## Collected data
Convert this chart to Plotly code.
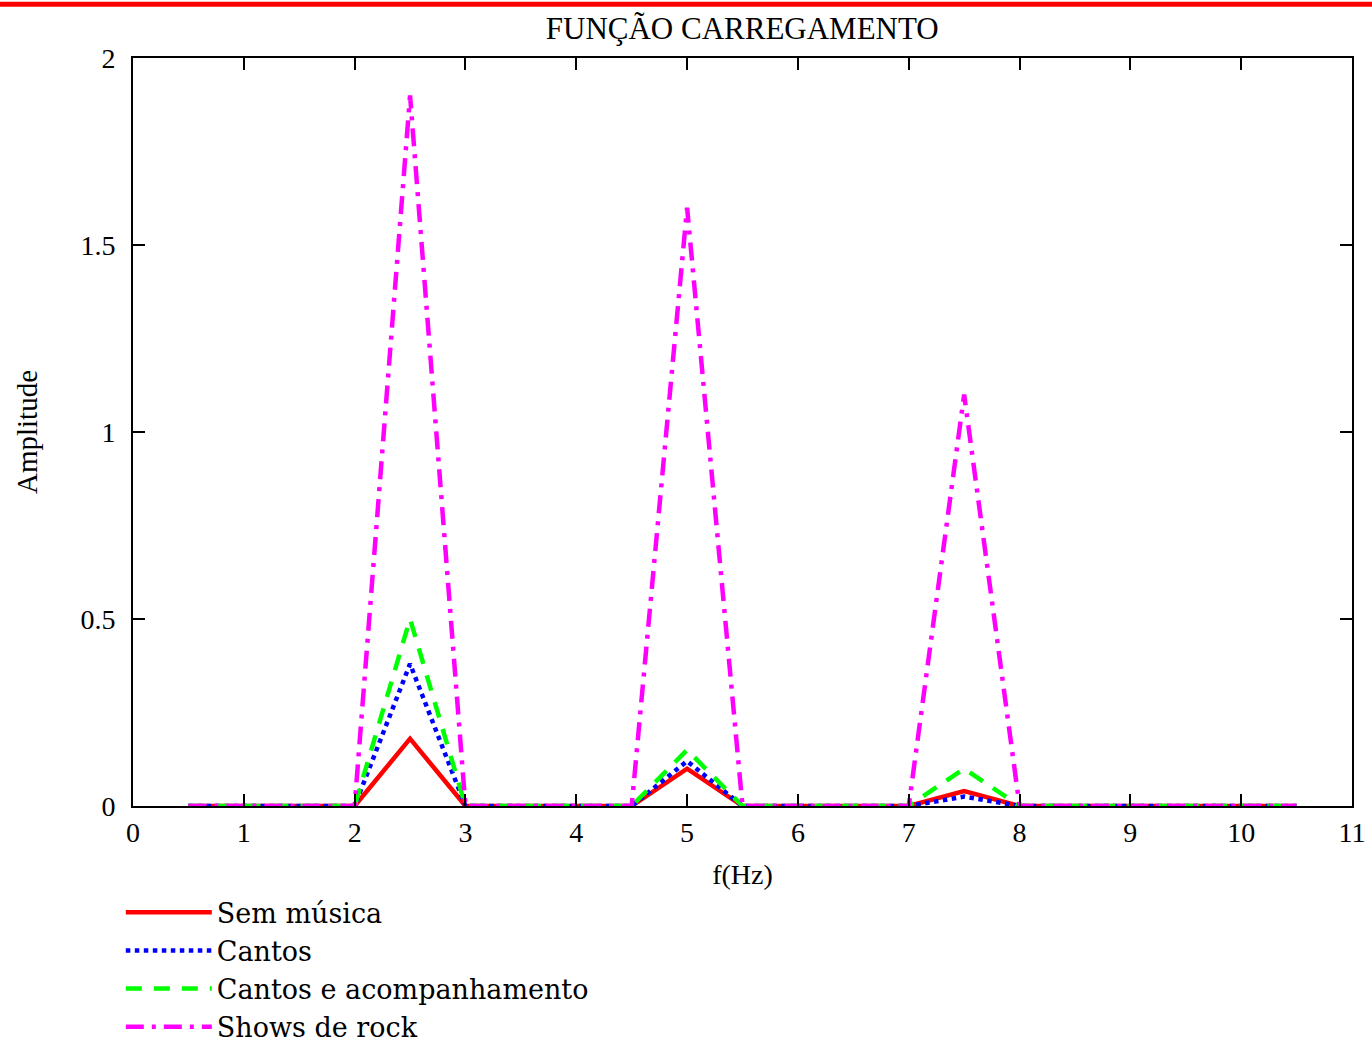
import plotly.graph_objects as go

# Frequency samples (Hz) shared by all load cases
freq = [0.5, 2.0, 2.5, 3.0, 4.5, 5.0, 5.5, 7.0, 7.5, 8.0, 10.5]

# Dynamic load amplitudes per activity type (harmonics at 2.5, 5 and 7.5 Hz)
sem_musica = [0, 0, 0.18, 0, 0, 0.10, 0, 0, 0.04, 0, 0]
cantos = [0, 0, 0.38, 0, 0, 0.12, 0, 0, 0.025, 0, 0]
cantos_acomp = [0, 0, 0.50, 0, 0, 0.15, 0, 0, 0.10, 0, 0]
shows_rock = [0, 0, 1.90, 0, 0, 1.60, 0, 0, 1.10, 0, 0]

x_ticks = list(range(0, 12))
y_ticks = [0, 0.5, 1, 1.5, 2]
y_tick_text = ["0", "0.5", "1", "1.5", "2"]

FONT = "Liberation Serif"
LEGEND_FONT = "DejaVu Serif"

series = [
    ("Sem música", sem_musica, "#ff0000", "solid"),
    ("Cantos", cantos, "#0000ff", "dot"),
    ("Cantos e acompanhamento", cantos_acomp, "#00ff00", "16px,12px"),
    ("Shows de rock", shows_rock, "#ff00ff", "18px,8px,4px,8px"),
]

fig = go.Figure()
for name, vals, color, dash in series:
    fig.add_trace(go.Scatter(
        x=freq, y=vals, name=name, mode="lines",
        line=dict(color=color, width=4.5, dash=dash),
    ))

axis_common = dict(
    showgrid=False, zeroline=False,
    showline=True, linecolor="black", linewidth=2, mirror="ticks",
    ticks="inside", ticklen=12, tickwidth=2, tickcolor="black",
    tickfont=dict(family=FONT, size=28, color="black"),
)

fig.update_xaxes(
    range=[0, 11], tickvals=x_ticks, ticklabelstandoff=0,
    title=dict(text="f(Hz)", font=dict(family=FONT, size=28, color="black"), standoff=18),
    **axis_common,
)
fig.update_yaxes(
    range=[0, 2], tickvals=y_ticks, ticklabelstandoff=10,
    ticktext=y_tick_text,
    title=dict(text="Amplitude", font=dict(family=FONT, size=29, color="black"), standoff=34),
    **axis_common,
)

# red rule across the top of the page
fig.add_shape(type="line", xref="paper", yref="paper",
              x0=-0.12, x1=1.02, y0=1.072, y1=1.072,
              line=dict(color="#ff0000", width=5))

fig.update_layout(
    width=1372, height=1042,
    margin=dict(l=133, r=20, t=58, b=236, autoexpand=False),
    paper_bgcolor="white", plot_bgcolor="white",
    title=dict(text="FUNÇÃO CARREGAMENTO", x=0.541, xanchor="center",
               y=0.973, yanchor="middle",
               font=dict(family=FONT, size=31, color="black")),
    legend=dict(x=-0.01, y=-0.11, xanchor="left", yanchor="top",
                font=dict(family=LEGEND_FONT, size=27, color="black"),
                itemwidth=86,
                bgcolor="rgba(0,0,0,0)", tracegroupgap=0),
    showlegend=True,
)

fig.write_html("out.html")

## Set problem
Write out each line of the listing above, exactly, from its first line to the line holding "7.5, 8.0, 10.5]", inclusive. Skip the pictures.

## Correct output
Convert this chart to Plotly code.
import plotly.graph_objects as go

# Frequency samples (Hz) shared by all load cases
freq = [0.5, 2.0, 2.5, 3.0, 4.5, 5.0, 5.5, 7.0, 7.5, 8.0, 10.5]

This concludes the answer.